With government reforms on the PRN market that seek to address the lack of transparency and extreme volatility not due to be implemented until 2024, producers risk being lumped with similar huge and unpredictable costs throughout 2023, as the market remains at the mercy of uncapped prices and a total lack of transparency.
With the brewing and pub industry already under enormous pressure from extreme inflation, disruption throughout supply chains, an unprecedented energy crisis, and with significant tax rises and additional regulatory burdens on the horizon, intervention is urgently required.
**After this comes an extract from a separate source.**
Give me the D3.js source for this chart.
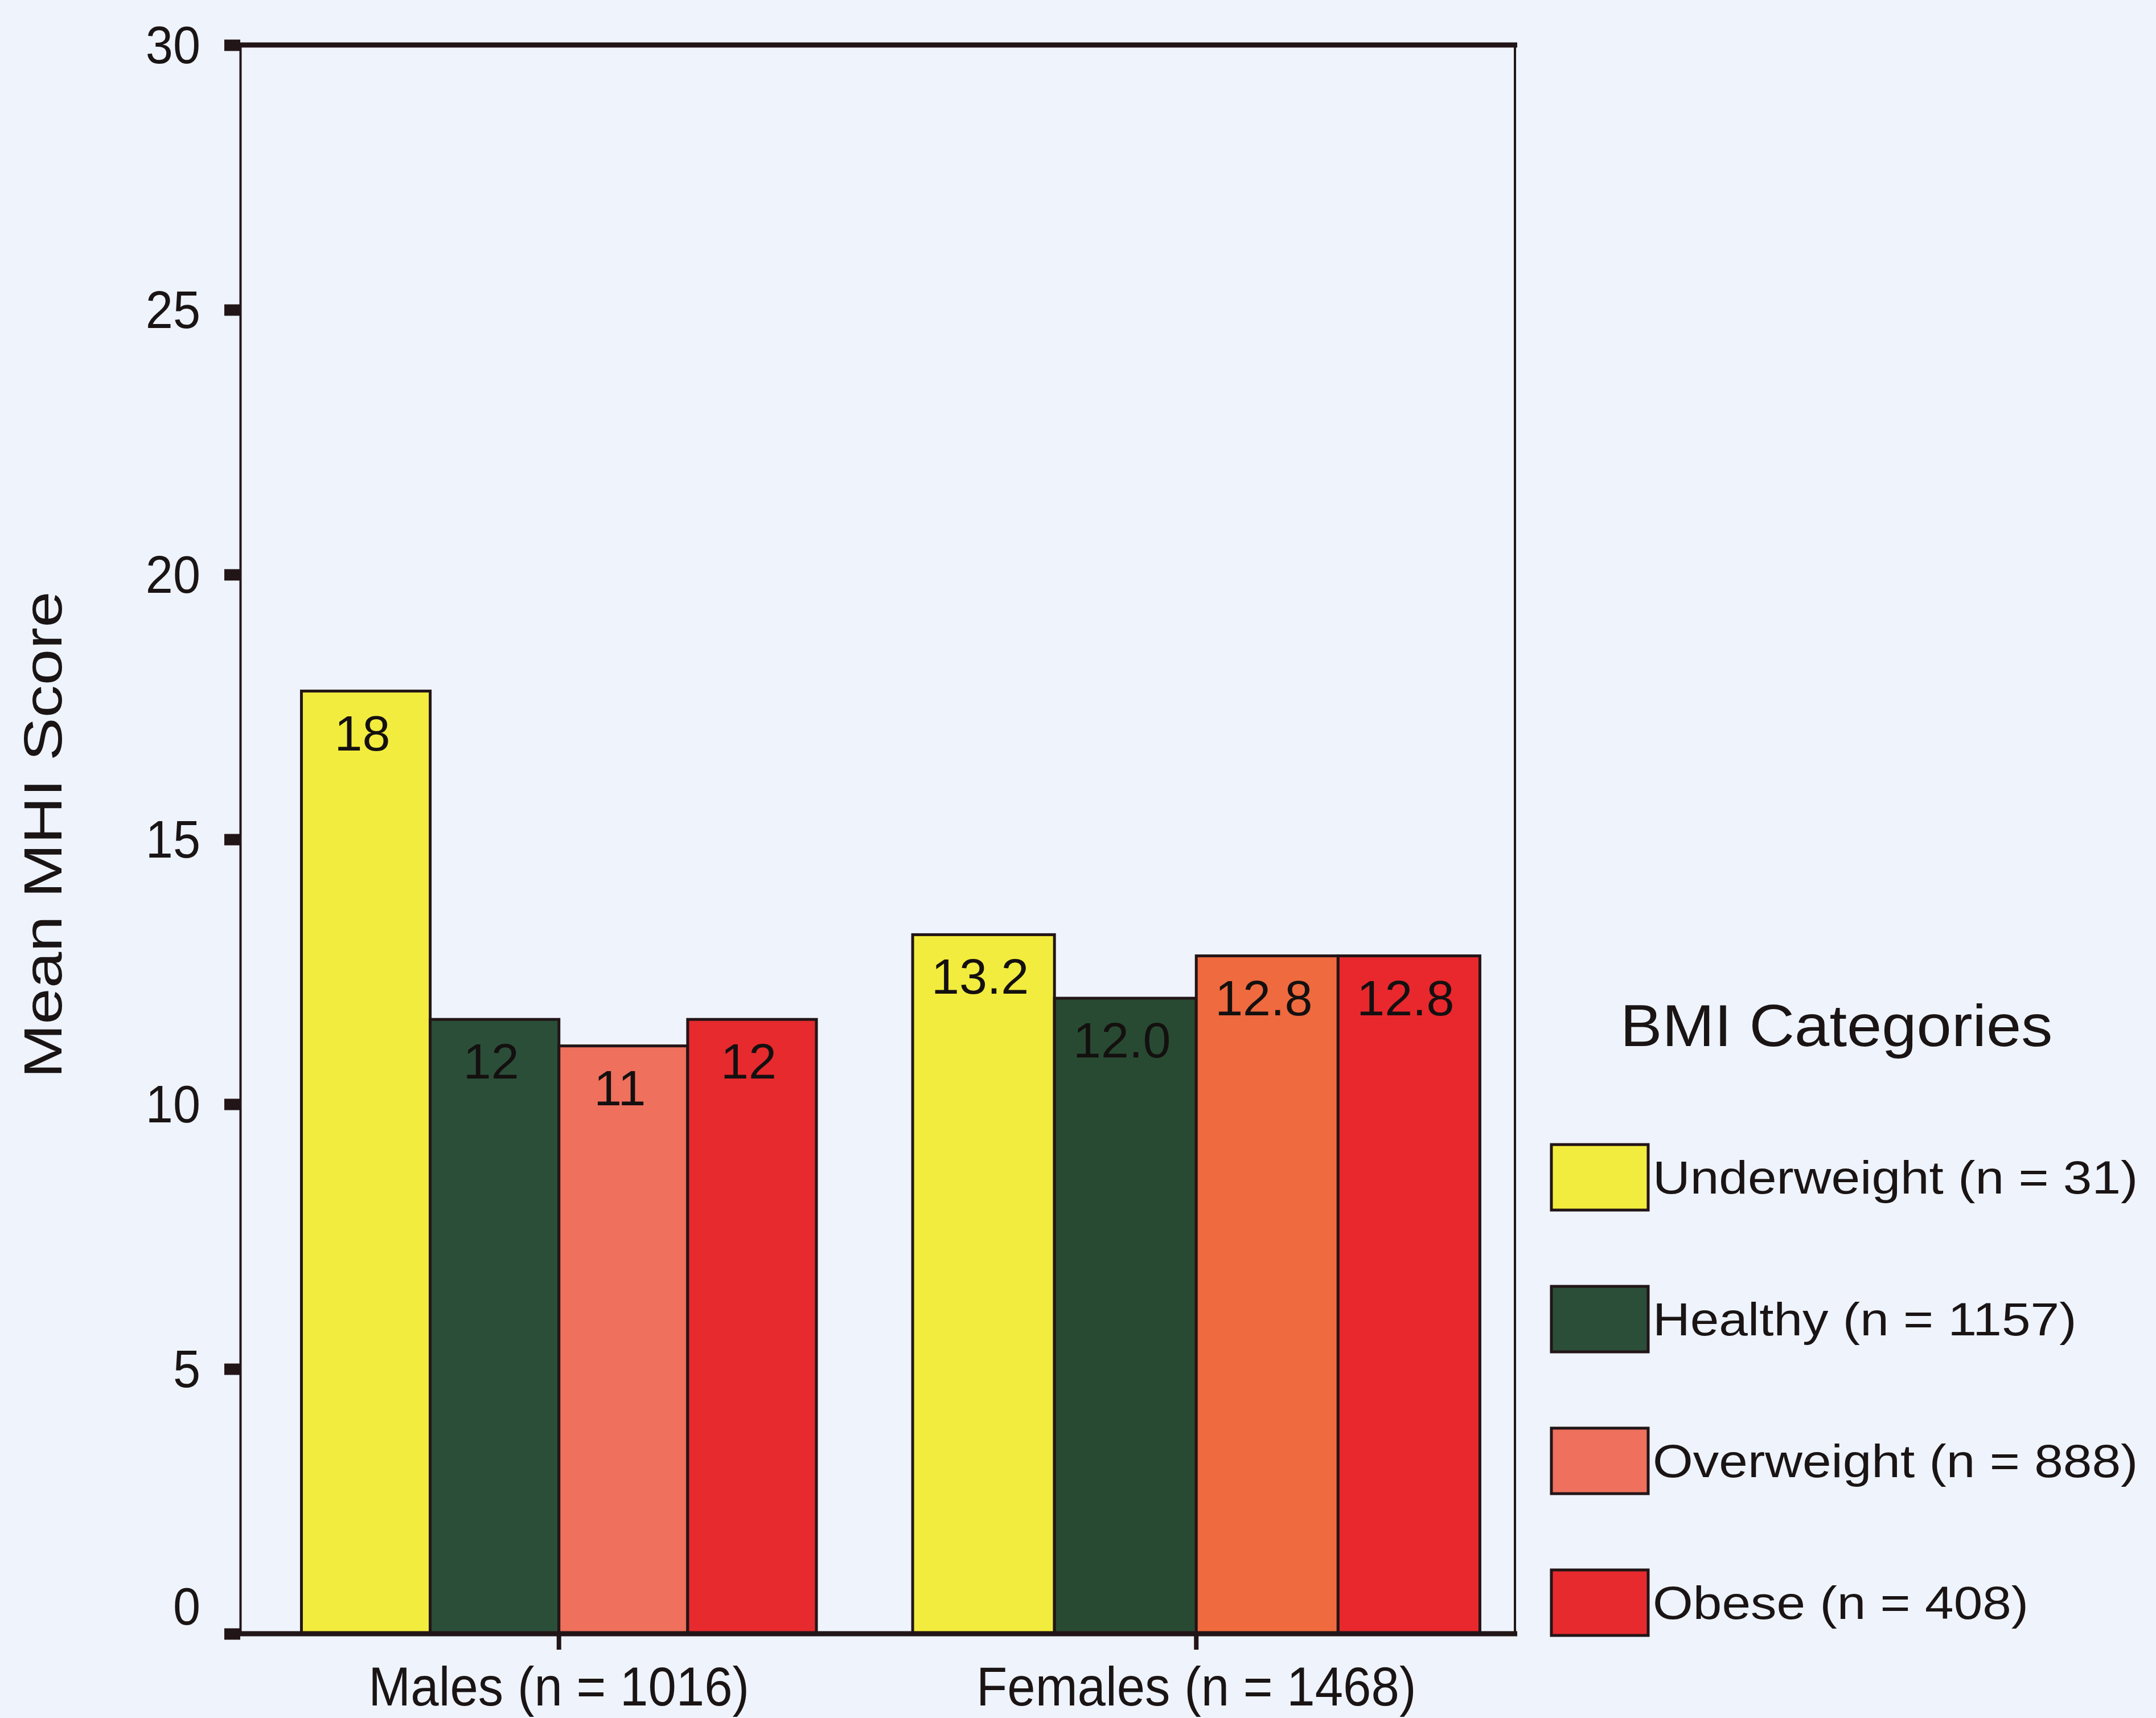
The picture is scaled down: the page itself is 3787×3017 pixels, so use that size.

The BBPA is calling on the government to act as soon as possible to mitigate further extreme costs being piled onto businesses.
Emma McClarkin, chief executive of the BBPA, said: “2022 was a year full of challenges, and without some form of intervention 2023 is likely to be much the same for our industry.
“Extreme PRN costs had a huge impact on our sector last year, compounding significant increases in 2021, and yet they continue to go uncapped and, to a large extent, unnoticed by government. This is a market that is out of control and silently damaging many of our much-loved brewers’ businesses.
“When combined with the additional costs of a deposit return scheme and extended producer responsibility reforms these businesses will soon have to deal with, it is evident the financial and administrative burden on the sector will be soon become too much for many who are also tackling staff shortages, vast energy prices, and inflationary cost pressures. We need intervention from government on PRNs now, not in a year’s time.”